Originally known as the Office of Standard Weights and Measures, Congress created an agency in 1824 within the Treasury Department to establish and promote the consistent use of uniform weights and measures. In 1890, Congress established the Office of Construction of Weights and Measures, and in 1894, it authorized that office to define and establish the units of electrical measure. In 1901, the name was changed to the National Bureau of Standards, where its responsibilities were expanded to address the growing use of electricity. In 1903, it was moved to the Department of Commerce and became involved in promoting the use of technology as a means of increasing the international competitiveness of American businesses. In 1988, the name was again changed to the National Institute of Standards and Technology (NIST).
By 1900, when U.S. exports exceeded imports for the first time, the industrialization of America was well underway.
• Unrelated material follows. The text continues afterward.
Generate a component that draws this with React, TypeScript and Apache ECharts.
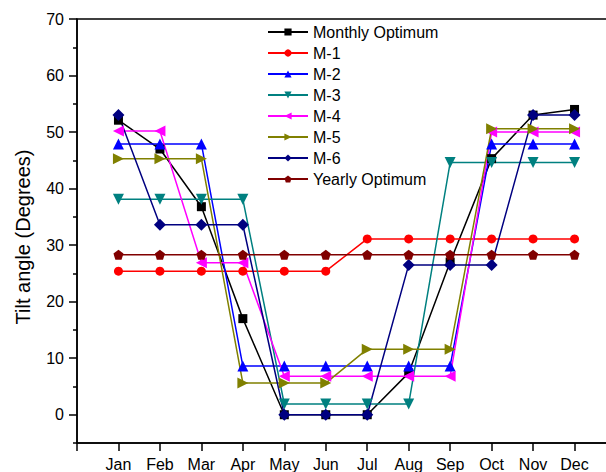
import React, { useEffect, useRef } from "react";
import * as echarts from "echarts";

const months = ["Jan", "Feb", "Mar", "Apr", "May", "Jun", "Jul", "Aug", "Sep", "Oct", "Nov", "Dec"];
const yMajorTicks = [0, 10, 20, 30, 40, 50, 60, 70];
const yMinorTicks = [-5, 5, 15, 25, 35, 45, 55, 65];

const monthlyOptimum = [52.1, 47.0, 36.8, 17.0, 0, 0, 0, 7.4, 27.0, 45.3, 53.0, 54.0];
const m1 = [25.4, 25.4, 25.4, 25.4, 25.4, 25.4, 31.1, 31.1, 31.1, 31.1, 31.1, 31.1];
const m2 = [47.9, 47.9, 47.9, 8.6, 8.6, 8.6, 8.6, 8.6, 8.6, 47.9, 47.9, 47.9];
const m3 = [38.1, 38.1, 38.1, 38.1, 1.9, 1.9, 1.9, 1.9, 44.6, 44.6, 44.6, 44.6];
const m4 = [50.2, 50.2, 26.9, 26.9, 6.8, 6.8, 6.8, 6.8, 6.8, 50.0, 50.0, 50.0];
const m5 = [45.3, 45.3, 45.3, 5.6, 5.6, 5.6, 11.6, 11.6, 11.6, 50.6, 50.6, 50.6];
const m6 = [53.0, 33.6, 33.6, 33.6, 0, 0, 0, 26.5, 26.5, 26.5, 53.0, 53.0];
const yearlyOptimum = [28.3, 28.3, 28.3, 28.3, 28.3, 28.3, 28.3, 28.3, 28.3, 28.3, 28.3, 28.3];

const pentagon = "path://M0,-10 L9.51,-3.09 L5.88,8.09 L-5.88,8.09 L-9.51,-3.09 Z";

const seriesDefs = [
  { name: "Monthly Optimum", data: monthlyOptimum, color: "#000000", symbol: "rect", rotate: 0, size: 9 },
  { name: "M-1", data: m1, color: "#ff0000", symbol: "circle", rotate: 0, size: 9 },
  { name: "M-2", data: m2, color: "#0000ff", symbol: "triangle", rotate: 0, size: 11 },
  { name: "M-3", data: m3, color: "#008080", symbol: "triangle", rotate: 180, size: 11 },
  { name: "M-4", data: m4, color: "#ff00ff", symbol: "triangle", rotate: 90, size: 11 },
  { name: "M-5", data: m5, color: "#808000", symbol: "triangle", rotate: -90, size: 11 },
  { name: "M-6", data: m6, color: "#000080", symbol: "diamond", rotate: 0, size: 12 },
  { name: "Yearly Optimum", data: yearlyOptimum, color: "#800000", symbol: pentagon, rotate: 0, size: 10 },
];

const FONT = "'Liberation Sans', Arial, sans-serif";

export default function App() {
  const ref = useRef<HTMLDivElement>(null);
  useEffect(() => {
    if (!ref.current) return;
    const chart = echarts.init(ref.current, null, { renderer: "svg" });
    const axisLineStyle = { color: "#000", width: 1.5 };
    chart.setOption({
      animation: false,
      backgroundColor: "#fff",
      grid: {
        left: 77,
        top: 19,
        width: 539,
        height: 424,
        outerBoundsMode: "none",
        containLabel: false,
        show: true,
        borderColor: "#000",
        borderWidth: 1.5,
        backgroundColor: "transparent",
      },
      legend: {
        orient: "vertical",
        left: 262,
        top: 19,
        itemWidth: 40,
        itemHeight: 9,
        itemGap: 5,
        textStyle: { fontSize: 16, color: "#000", fontFamily: FONT },
        data: seriesDefs.map((s) => s.name),
      },
      xAxis: [
        {
          type: "value",
          min: 0,
          max: 13,
          interval: 1,
          axisLine: { show: true, onZero: false, lineStyle: axisLineStyle },
          axisTick: { show: true, length: 8, lineStyle: axisLineStyle },
          axisLabel: {
            fontSize: 16,
            color: "#000",
            fontFamily: FONT,
            margin: 13,
            formatter: (v: number) => months[v - 1] ?? "",
          },
          splitLine: { show: false },
        },
      ],
      yAxis: [
        {
          type: "value",
          position: "left",
          min: -5,
          max: 70,
          interval: 5,
          name: "Tilt angle (Degrees)",
          nameLocation: "middle",
          nameGap: 44,
          nameTextStyle: { fontSize: 20, color: "#000", fontFamily: FONT, padding: [0, 12, 0, 0] },
          axisLine: { show: true, onZero: false, lineStyle: axisLineStyle },
          axisTick: { show: true, length: 8, lineStyle: axisLineStyle, customValues: yMajorTicks },
          axisLabel: {
            fontSize: 16,
            color: "#000",
            fontFamily: FONT,
            margin: 13,
            customValues: yMajorTicks,
          },
          splitLine: { show: false },
        },
        {
          type: "value",
          position: "left",
          min: -5,
          max: 70,
          interval: 5,
          axisLine: { show: false },
          axisTick: { show: true, length: 4, lineStyle: axisLineStyle, customValues: yMinorTicks },
          axisLabel: { show: false },
          splitLine: { show: false },
        },
      ],
      series: seriesDefs.map((s) => ({
        name: s.name,
        type: "line",
        xAxisIndex: 0,
        yAxisIndex: 0,
        data: s.data.map((v, i) => [i + 1, v]),
        symbol: s.symbol,
        symbolRotate: s.rotate,
        symbolSize: s.size,
        showAllSymbol: true,
        lineStyle: { color: s.color, width: 1.5 },
        itemStyle: { color: s.color },
        emphasis: { disabled: true },
      })),
    });
    return () => chart.dispose();
  }, []);
  return (
    <div
      ref={ref}
      style={{ position: "absolute", left: 0, top: 0, width: 606, height: 472 }}
    />
  );
}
When the National Bureau of Standards was founded the next year, with a staff of twelve, the secretary of the Treasury appointed a visiting committee of five distinguished scientists and industrialists to report annually to the secretary on the work of the bureau. That same year, construction began on the first of its laboratories in Washington, D.C. Augmenting its staff and planning new laboratories, the bureau began establishing more accurate and stable standards, launched a crusade for the use of honest weights and measures in the marketplace, began testing materials and supplies purchased for government agencies, and developed test methods for use in evaluating consumer products.
In succeeding decades, through its fundamental research in measurement and materials on behalf of government, industry, science, and the public, the bureau developed thousands of new standards of quality, safety, performance, and precision measurement. These standards played a significant role in the development of the radio, radio propagation, automotive technology, aviation, cryogenics, electronics, nuclear physics, and space science. The National Bureau of Standards thus became one of the largest institutions for scientific research in the world.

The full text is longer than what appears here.